Showing posts with label The Battle of the Bulge. Show all posts
Showing posts with label The Battle of the Bulge. Show all posts

Wednesday, June 29, 2011

Bonnie and Clyde Go to War


A biographer I know, Charles J. Shields, posted a memorable entry on his “Writing Kurt Vonnegut” blog. It vividly details what happened when he approached several elderly combat veterans who, like Vonnegut himself, survived World War II’s Battle of the Bulge. Shields’ goal was to ferret out personal details that would help make Vonnegut’s wartime experience come alive. What he discovered was men who, more than sixty years later, were still traumatized by what they had seen and done on the field of battle.

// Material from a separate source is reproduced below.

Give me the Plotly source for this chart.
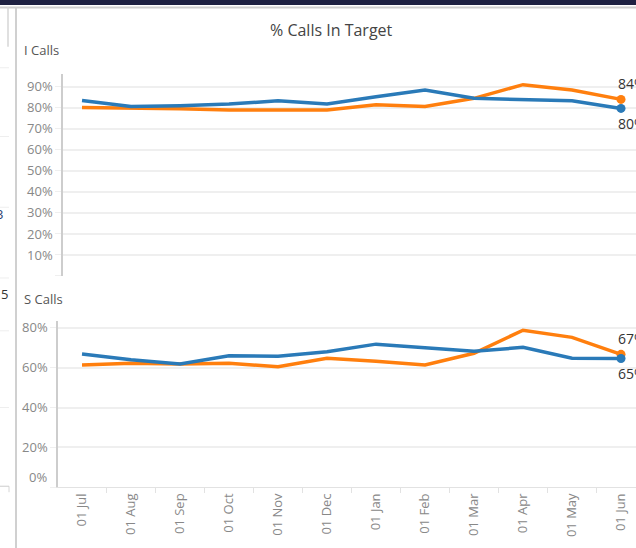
import plotly.graph_objects as go

# ---- data ----
months = ["01 Jul", "01 Aug", "01 Sep", "01 Oct", "01 Nov", "01 Dec",
          "01 Jan", "01 Feb", "01 Mar", "01 Apr", "01 May", "01 Jun"]
i_calls_blue = [0.835, 0.806, 0.810, 0.818, 0.833, 0.818, 0.853, 0.885, 0.845, 0.840, 0.833, 0.797]
i_calls_orange = [0.801, 0.800, 0.795, 0.790, 0.790, 0.789, 0.814, 0.806, 0.845, 0.910, 0.885, 0.840]
s_calls_blue = [0.668, 0.640, 0.618, 0.660, 0.657, 0.680, 0.718, 0.702, 0.682, 0.702, 0.647, 0.646]
s_calls_orange = [0.613, 0.622, 0.618, 0.622, 0.605, 0.647, 0.632, 0.613, 0.672, 0.788, 0.752, 0.667]
i_ticks = [0.0, 0.1, 0.2, 0.3, 0.4, 0.5, 0.6, 0.7, 0.8, 0.9]
s_ticks = [0.0, 0.2, 0.4, 0.6, 0.8]

BLUE = "#2a7ab8"
ORANGE = "#ff7f0e"
FONT = "Open Sans"
W, H = 636, 548

def px(x):
    return x / W

def py(y):
    return 1 - y / H

fig = go.Figure()
last = len(months) - 1

def add_series(vals, color, xa, ya):
    fig.add_trace(go.Scatter(
        x=months, y=vals, mode="lines", xaxis=xa, yaxis=ya,
        line=dict(color=color, width=3.5), hoverinfo="skip", showlegend=False))
    fig.add_trace(go.Scatter(
        x=[months[last]], y=[vals[last]], mode="markers", xaxis=xa, yaxis=ya,
        marker=dict(color=color, size=9), hoverinfo="skip", showlegend=False))

add_series(i_calls_orange, ORANGE, "x", "y")
add_series(i_calls_blue, BLUE, "x", "y")
add_series(s_calls_orange, ORANGE, "x2", "y2")
add_series(s_calls_blue, BLUE, "x2", "y2")

annotations = []

def end_label(vals_hi, vals_lo, xref, yref):
    for vals, shift in ((vals_hi, 16), (vals_lo, -15)):
        annotations.append(dict(
            x=months[last], y=vals[last], xref=xref, yref=yref,
            text=f"{round(vals[last] * 100)}%", showarrow=False,
            xanchor="left", yanchor="middle", xshift=-5, yshift=shift,
            font=dict(family=FONT, size=14, color="#333333")))

end_label(i_calls_orange, i_calls_blue, "x", "y")
end_label(s_calls_orange, s_calls_blue, "x2", "y2")

# titles
annotations.append(dict(x=px(331), y=py(28), xref="paper", yref="paper", text="% Calls In Target",
                        showarrow=False, xanchor="center", yanchor="middle",
                        font=dict(family=FONT, size=16, color="#444444")))
annotations.append(dict(x=px(22), y=py(48), xref="paper", yref="paper", text="I Calls",
                        showarrow=False, xanchor="left", yanchor="middle",
                        font=dict(family=FONT, size=13, color="#555555")))
annotations.append(dict(x=px(22), y=py(298), xref="paper", yref="paper", text="S Calls",
                        showarrow=False, xanchor="left", yanchor="middle",
                        font=dict(family=FONT, size=13, color="#555555")))
annotations.append(dict(x=px(49), y=py(477), xref="paper", yref="paper", text="0%",
                        showarrow=False, xanchor="right", yanchor="middle",
                        font=dict(family=FONT, size=13, color="#888888")))
# clipped fragments from the neighbouring sheet
annotations.append(dict(x=px(5), y=py(213), xref="paper", yref="paper", text="3",
                        showarrow=False, xanchor="right", yanchor="middle",
                        font=dict(family=FONT, size=13, color="#2c3e70")))
annotations.append(dict(x=px(10), y=py(293), xref="paper", yref="paper", text="5",
                        showarrow=False, xanchor="right", yanchor="middle",
                        font=dict(family=FONT, size=13, color="#333333")))

shapes = [
    dict(type="rect", xref="paper", yref="paper", x0=0, x1=1, y0=py(3), y1=1.01,
         fillcolor="#1e2142", line=dict(width=0)),
    dict(type="line", xref="paper", yref="paper", x0=0, x1=1, y0=py(5.5), y1=py(5.5),
         line=dict(color="#cfcfcf", width=2)),
    dict(type="line", xref="paper", yref="paper", x0=px(16), x1=px(16), y0=py(5), y1=0,
         line=dict(color="#d0d0d0", width=2)),
    dict(type="line", xref="paper", yref="paper", x0=px(8), x1=px(8), y0=py(5), y1=py(45),
         line=dict(color="#d6d6d6", width=1.5)),
    dict(type="line", xref="paper", yref="paper", x0=px(9), x1=px(9), y0=py(486), y1=py(492),
         line=dict(color="#d6d6d6", width=1)),
]
for yy, col in ((66, "#eeeeee"), (135, "#eeeeee"), (206, "#eeeeee"), (277, "#eeeeee"),
                (330, "#eeeeee"), (407, "#eeeeee"), (486, "#cccccc")):
    shapes.append(dict(type="line", xref="paper", yref="paper", x0=0, x1=px(9), y0=py(yy), y1=py(yy),
                       line=dict(color=col, width=1)))

tickfont = dict(family=FONT, size=13, color="#888888")
GRID = "#efefef"
AXLINE = "#cdcdcd"

fig.update_layout(
    width=W, height=H, margin=dict(l=0, r=0, t=0, b=0),
    paper_bgcolor="white", plot_bgcolor="white",
    showlegend=False,
    xaxis=dict(domain=[px(63), 1], type="category", range=[-0.388, 11.306],
               showticklabels=False, showgrid=False, zeroline=False, showline=False,
               ticks="", anchor="y"),
    yaxis=dict(domain=[py(275), py(72)], range=[0, 0.962], tickvals=i_ticks,
               ticktext=["" if v == 0 else f"{round(v * 100)}%" for v in i_ticks],
               showgrid=True, gridcolor=GRID, gridwidth=1.5, zeroline=False,
               showline=True, linecolor=AXLINE, linewidth=1.5,
               ticks="outside", ticklen=6, tickcolor=GRID, tickfont=tickfont, anchor="x"),
    xaxis2=dict(domain=[px(58), 1], type="category", range=[-0.49, 11.306],
                showgrid=False, zeroline=False, showline=True, linecolor="#e2e2e2",
                ticks="outside", tickson="boundaries", ticklen=5, tickcolor="#e2e2e2",
                tickangle=-90, tickfont=tickfont, anchor="y2"),
    yaxis2=dict(domain=[py(487), py(320)], range=[0, 0.835], tickvals=s_ticks,
                ticktext=["" if v == 0 else f"{round(v * 100)}%" for v in s_ticks],
                showgrid=True, gridcolor=GRID, gridwidth=1.5, zeroline=False,
                showline=True, linecolor=AXLINE, linewidth=1.5,
                ticks="outside", ticklen=6, tickcolor=GRID, tickfont=tickfont, anchor="x2"),
    annotations=annotations,
    shapes=shapes,
)

fig.write_html("out.html", config={"displayModeBar": False},
               post_script="document.body.style.margin='0';document.body.style.overflow='hidden';")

A few years back, while researching the films of the landmark year 1967, I too found myself talking about the Battle of the Bulge. Director Arthur Penn, who set Hollywood on its ear with his brilliant work on Bonnie and Clyde, told me that he had served in the infantry in World War II, and that his experience at the Bulge was one he’d never forget: ““It was not glorious, not organized, nothing, nobody knew what the hell they were doing, it was just save your life and chaos.”

From Penn’s perspective, the turbulence of the Sixties sprang from the complacency of the post-war period: “After the war, there was this great wave of self-satisfaction, with America, the American family, everything was wonderful. And then some time passed, and there were the family troubles. Veteran father and the kids, and they begin acting out. And that was the beginning of the next phase.” That next phase turned up in such generation-gap movies as The Wild One and Rebel Without a Cause. And then, of course, Bonnie and Clyde, which made the life of a young outlaw seem (for a while, at least) like fun.

In its day, Bonnie and Clyde was most notorious for its scenes of explicit violence, including a climactic slow-motion bullet barrage that in the words of Pauline Kael “put the sting back into death.” Penn’s handling of bloodshed in this movie came directly out of his World War II memories. He told me, “I had decided not to mollycoddle the audience about shooting and death. This, after all, was wartime. “ Penn was referring here to the fact that while Bonnie and Clyde was in production, the conflict in Vietnam was dramatically ratcheting up. The young people who championed the film—the same young people who had recently mourned the assassination of John F. Kennedy and other political heroes—were in many cases facing the military draft. Penn felt that they, and the American public as a whole, needed to see violence for what it was, up close and personal.

The notoriety of Bonnie and Clyde has faded, as other films have far surpassed it in terms of on-screen carnage. Only two years later came Sam Peckinpah’s The Wild Bunch, which seemed to revel in its blood-spewing finale. Down the road there were George Romero’s zombie fantasies, the brilliantly lurid films of Quentin Tarantino, and gross-out horror flicks like the Saw franchise. This trend was anticipated back in 1980 by film scholar Robert Phillip Kolker who insisted in The Cinema of Loneliness that “Penn showed the way. Bonnie and Clyde opened the bloodgates, and our cinema has barely stopped bleeding since.”

He’s right, of course. Today even the posters for the last Harry Potter film seem to foretell graphic violence. In widely-seen images, Harry, Ron, and Hermione look battered, bruised, and not in the least kid-friendly, letting potential viewers know that there will be blood.